Following on from the last post about the beanbag/percussion game,
I tried the same thing with the next class who were Year 3 and 3 (aged 7 and 8). I moved through the preliminary steps more swiftly, and added an extra element by grouping the children in threes, one with the bean-bag, one with the shaker, and one with a small hand drum, to tap when the bean bag landed on the floor. So, the game was, one child threw the beanbag up in the air (we had previously discussed what would make for “successful” throwing, and several children had obligingly offered “sensible behaviour”, “remembering that this is a music lesson and not play-time” – whoop whoop!), a second child played the shaker all the time that the bean bag was moving, and the third child tapped the drum when it landed.
I gave them a few minutes to take turns with the beanbag, shaker and drum, and then added another element.
Grouping the children in fours, one threw the beanbag, one played the shaker while the beanbag went up, another played a jingle stick or bells while it went down, and one tapped the drum when it landed. This is a bit harder than it sounds, at least to begin with. I gave the groups a chance to try this out, again taking turns, and then invited each group to demonstrate.
We spent some time talking about what made it work – watching each other, making sure everyone is ready, counting in or signalling when the thrower was about to throw, and so on.
Moving on a step, I explained that the bean bag thrower was acting as a conductor, showing the rest of the group when to play. If I took the ban bag away, how would everyone know when to play? What about the conductor making changes, like playing in a different order, or for different amounts of time, or more than one person at a time, or louder and softer?
After some time to experiment, we watched each group in turn – the results were surprisingly different and all quite sophisticated. Next time I shall show them some clips of a standard orchestra, with particular emphasis on the actions of the conductor.

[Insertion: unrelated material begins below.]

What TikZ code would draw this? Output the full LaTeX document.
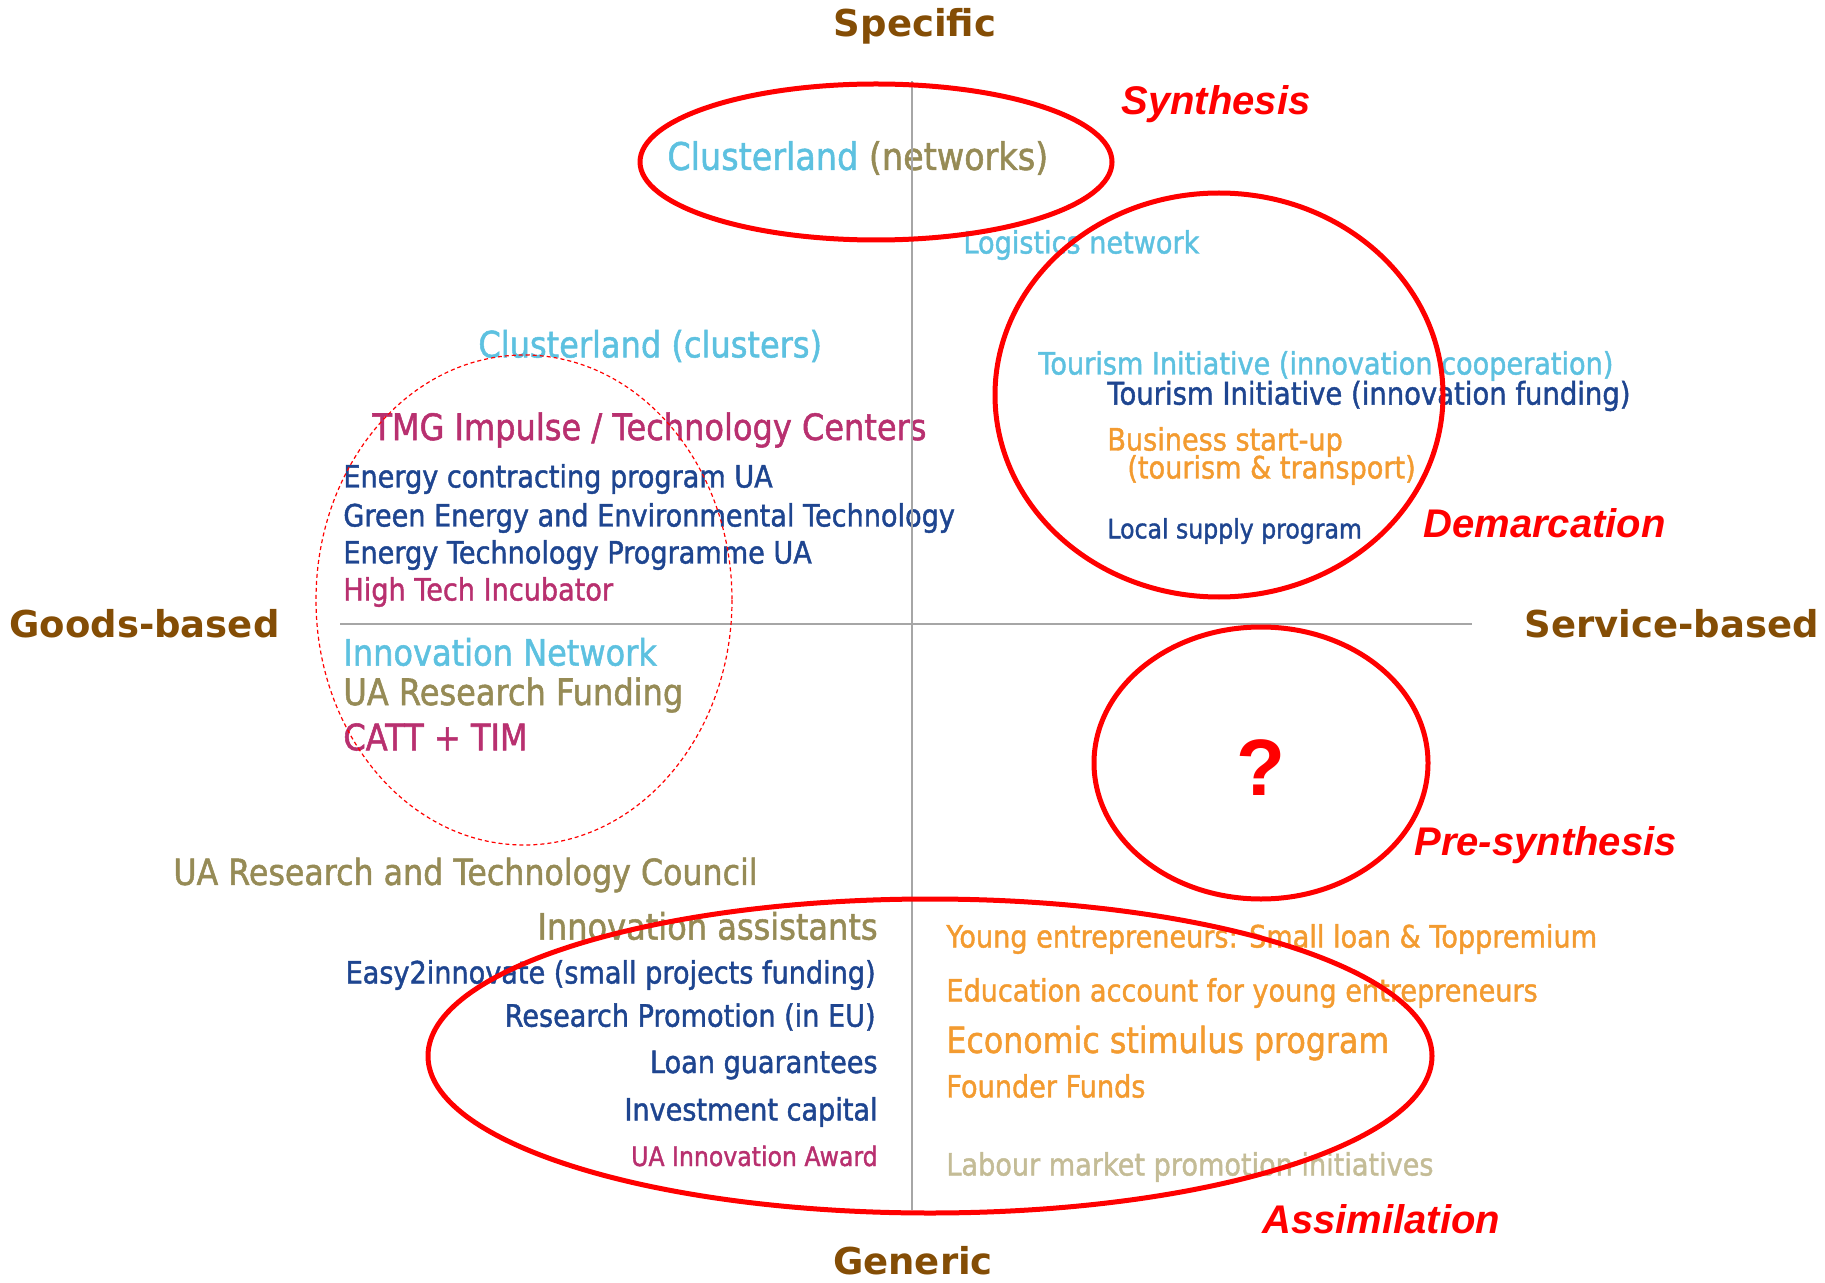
\documentclass[tikz,border=0pt]{standalone}
\usepackage{fontspec}
\usetikzlibrary{positioning}
\newfontfamily\tahfont[FakeStretch=0.88,FakeBold=1.4]{DejaVu Sans}
\newfontfamily\verdfont{DejaVu Sans}
\newfontfamily\arifont{Liberation Sans}
\definecolor{cyanish}{RGB}{93,193,224}
\definecolor{olive}{RGB}{150,139,86}
\definecolor{plum}{RGB}{184,48,111}
\definecolor{navy}{RGB}{30,69,144}
\definecolor{amber}{RGB}{243,155,48}
\definecolor{khaki}{RGB}{196,188,150}
\definecolor{axisbrown}{RGB}{132,77,5}
\definecolor{axisgrey}{RGB}{166,166,166}
\tikzset{%
  lbl/.style = {inner sep=0pt,
        font=\tahfont\fontsize{15.4}{18}\selectfont},
  lblbig/.style = {inner sep=0pt,
        font=\tahfont\fontsize{18.2}{21}\selectfont},
  lblsmall/.style = {inner sep=0pt,
        font=\tahfont\fontsize{13.4}{16}\selectfont},
  axislbl/.style = {inner sep=0pt,text=axisbrown,
        font=\verdfont\bfseries\fontsize{18.5}{22}\selectfont},
  phase/.style = {inner sep=0pt,text=red,anchor=west,
        font=\arifont\bfseries\itshape\fontsize{20}{24}\selectfont},
  zone/.style = {draw=red,line width=2.5pt},
  cluster/.style = {draw=red,line width=0.6pt,dash pattern=on 2pt off 1.5pt}
}
\begin{document}
\begin{tikzpicture}[x=0.5pt,y=-0.5pt]
   \useasboundingbox (0,0) rectangle (1825,1283);

   % axis labels
   \node[axislbl] (specific) at (915,26) {Specific};
   \node[axislbl] (generic) at (913,1261) {Generic};
   \node[axislbl,anchor=west] (goods) at (9,624) {Goods-based};
   \node[axislbl,anchor=east] (service) at (1819,624) {Service-based};

   % upper left
   \node[lbl,anchor=west,font=\tahfont\fontsize{19}{22}\selectfont] (clnet) at (667,158)
      {\textcolor{cyanish}{Clusterland }\textcolor{olive}{(networks)}};
   \node[lbl,anchor=west,text=cyanish] (logist) at (963,245) {Logistics network};
   \node[lblbig,anchor=west,text=cyanish] (clclu) at (478,346) {Clusterland (clusters)};
   \node[lblbig,anchor=west,text=plum] (tmg) at (372,430) {TMG Impulse / Technology Centers};
   \node[lbl,anchor=west,text=navy] (encontr) at (343,479) {Energy contracting program UA};
   \node[lbl,anchor=west,text=navy] (green) at (343,518) {Green Energy and Environmental Technology};
   \node[lbl,anchor=west,text=navy] (entech) at (343,555) {Energy Technology Programme UA};
   \node[lbl,anchor=west,text=plum] (hightech) at (343,592) {High Tech Incubator};

   % lower left
   \node[lblbig,anchor=west,text=cyanish] (innonet) at (343,652) {Innovation Network};
   \node[lblbig,anchor=west,text=olive] (uafund) at (343,695) {UA Research Funding};
   \node[lblbig,anchor=west,text=plum] (catt) at (343,737) {CATT + TIM};
   \node[lblbig,anchor=west,text=olive,font=\tahfont\fontsize{18}{21}\selectfont] (uartc) at (173,875) {UA Research and Technology Council};
   \node[lblbig,anchor=east,text=olive] (innoass) at (878,926) {Innovation assistants};
   \node[lbl,anchor=east,text=navy] (easy) at (876,975) {Easy2innovate (small projects funding)};
   \node[lbl,anchor=east,text=navy] (respro) at (876,1017) {Research Promotion (in EU)};
   \node[lbl,anchor=east,text=navy] (loan) at (878,1065) {Loan guarantees};
   \node[lbl,anchor=east,text=navy] (invest) at (878,1112) {Investment capital};
   \node[lblsmall,anchor=east,text=plum] (award) at (878,1156) {UA Innovation Award};

   % upper right
   \node[lbl,anchor=west,text=cyanish] (tourcoop) at (1038,366) {Tourism Initiative (innovation cooperation)};
   \node[lbl,anchor=west,text=navy,font=\tahfont\fontsize{15.6}{18}\selectfont] (tourfund) at (1107,396) {Tourism Initiative (innovation funding)};
   \node[lbl,anchor=west,text=amber] (startup) at (1107,442) {Business start-up};
   \node[lbl,anchor=west,text=amber] (tourtrans) at (1127,470) {(tourism \& transport)};
   \node[lblsmall,anchor=west,text=navy] (local) at (1107,531) {Local supply program};

   % lower right
   \node[lbl,anchor=west,text=amber] (young) at (946,939) {Young entrepreneurs: Small loan \& Toppremium};
   \node[lbl,anchor=west,text=amber] (educ) at (946,993) {Education account for young entrepreneurs};
   \node[lblbig,anchor=west,text=amber,font=\tahfont\fontsize{18}{21}\selectfont] (stimul) at (946,1043) {Economic stimulus program};
   \node[lbl,anchor=west,text=amber] (founder) at (946,1086) {Founder Funds};
   \node[lbl,anchor=west,text=khaki] (labour) at (946,1167) {Labour market promotion initiatives};

   % axes
   \coordinate (top) at (912,81);
   \coordinate (bottom) at (912,1210);
   \coordinate (left) at (340,624);
   \coordinate (right) at (1472,624);
   \draw[axisgrey,line width=1pt] (top) -- (bottom);
   \draw[axisgrey,line width=1pt] (left) -- (right);

   % zones
   \draw[cluster] (524,600) ellipse [x radius=208,y radius=245];
   \draw[zone] (876,162) ellipse [x radius=236,y radius=78];
   \draw[zone] (1219,395) ellipse [x radius=224,y radius=202];
   \draw[zone] (1261,763) ellipse [x radius=167,y radius=136];
   \draw[zone] (930,1056) ellipse [x radius=502,y radius=157];

   \node[phase] (synth) at (1121,104) {Synthesis};
   \node[phase] (demarc) at (1423,523) {Demarcation};
   \node[phase] (presyn) at (1414,845) {Pre-synthesis};
   \node[phase] (assim) at (1262,1219) {Assimilation};
   \node[inner sep=0pt,text=red,font=\arifont\bfseries\fontsize{40}{44}\selectfont] (quest) at (1261,768) {?};
\end{tikzpicture}
\end{document}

Footnote; I ran this lesson again with a different class of year 3 and 4 children at a different school the very next afternoon. This class were all dressed up for World Book Day, had spent the morning enjoying special session with a very lively story-teller, gone swimming, had lunch and playtime. I was expecting the class to be a little more lively, and a little less controlled – and this proved to be the case. In fact the whole session was altogether far more “hyperactive” than the previous one. I just did part of the lesson, and moved on to something calmer. You have been warned!